_TASK REQUIREMENTS_
Set out every line bearing the string "chart".

--- Start ---

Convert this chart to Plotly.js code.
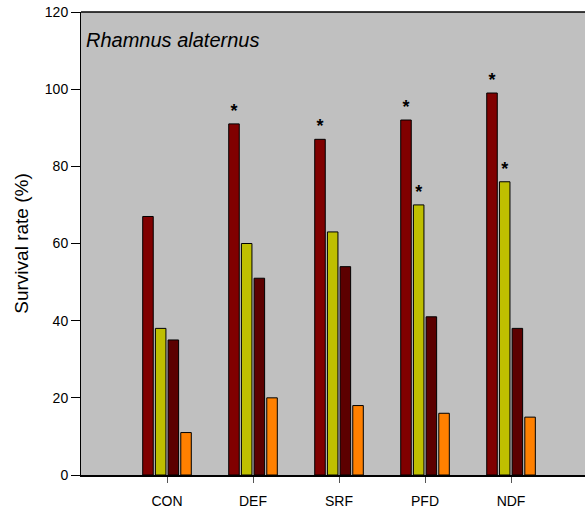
<!DOCTYPE html>
<html>
<head>
<meta charset="utf-8">
<script src="https://cdn.plot.ly/plotly-3.0.1.min.js"></script>
<style>html,body{margin:0;padding:0;background:#fff;}#chart{width:585px;height:514px;}</style>
</head>
<body>
<div id="chart"></div>
<script>
var categories = ["CON", "DEF", "SRF", "PFD", "NDF"];
var series1 = [67, 91, 87, 92, 99];
var series2 = [38, 60, 63, 70, 76];
var series3 = [35, 51, 54, 41, 38];
var series4 = [11, 20, 18, 16, 15];
var marks1 = ["", "*", "*", "*", "*"];
var marks2 = ["", "", "", "*", "*"];
var marks3 = ["", "", "", "", ""];
var marks4 = ["", "", "", "", ""];
var yTicks = [0, 20, 40, 60, 80, 100, 120];

var colors = ["#800000", "#BFBF00", "#5C0000", "#FF8000"];
var allVals = [series1, series2, series3, series4];
var allMarks = [marks1, marks2, marks3, marks4];

var traces = allVals.map(function (vals, i) {
  return {
    type: "bar",
    x: categories,
    y: vals,
    text: allMarks[i],
    textposition: "outside",
    textfont: {family: "Liberation Sans, Arial, sans-serif", size: 18, color: "#000", weight: "bold"},
    cliponaxis: false,
    marker: {color: colors[i], line: {color: "#000", width: 1}},
    hoverinfo: "none"
  };
});

var layout = {
  width: 585,
  height: 514,
  margin: {l: 81, r: 0, t: 12, b: 39},
  paper_bgcolor: "#ffffff",
  plot_bgcolor: "#C0C0C0",
  showlegend: false,
  barmode: "group",
  bargap: 0.41,
  bargroupgap: 0.17,
  font: {family: "Liberation Sans, Arial, sans-serif", color: "#000"},
  xaxis: {
    type: "category",
    range: [-1, 4.86],
    showgrid: false,
    zeroline: false,
    showline: true,
    linecolor: "#000",
    linewidth: 2,
    ticks: "outside",
    ticklen: 6,
    tickcolor: "#555",
    tickwidth: 1,
    ticklabelstandoff: 6,
    tickfont: {size: 14, color: "#000"},
    fixedrange: true
  },
  yaxis: {
    range: [0, 120],
    tickvals: yTicks,
    ticktext: yTicks.map(String),
    showgrid: false,
    zeroline: false,
    showline: true,
    linecolor: "#000",
    linewidth: 1,
    ticks: "outside",
    ticklen: 9,
    tickcolor: "#000",
    tickfont: {size: 14, color: "#000"},
    title: {text: "Survival rate (%)", font: {size: 19, color: "#000"}, standoff: 11},
    fixedrange: true
  },
  shapes: [{
    type: "line", xref: "paper", yref: "paper",
    x0: 0, x1: 1, y0: 1, y1: 1,
    line: {color: "#000", width: 1.5}
  }],
  annotations: [{
    text: "<i>Rhamnus alaternus</i>",
    xref: "paper", yref: "paper",
    x: 0.006, y: 0.94,
    xanchor: "left", yanchor: "middle",
    showarrow: false,
    font: {size: 20, color: "#000"}
  }]
};

Plotly.newPlot("chart", traces, layout, {staticPlot: true, displayModeBar: false});
</script>
</body>
</html>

--- End ---

_FINISHED TASK_
Convert this chart to Plotly.js code.
<style>html,body{margin:0;padding:0;background:#fff;}#chart{width:585px;height:514px;}</style>
<div id="chart"></div>
Plotly.newPlot("chart", traces, layout, {staticPlot: true, displayModeBar: false});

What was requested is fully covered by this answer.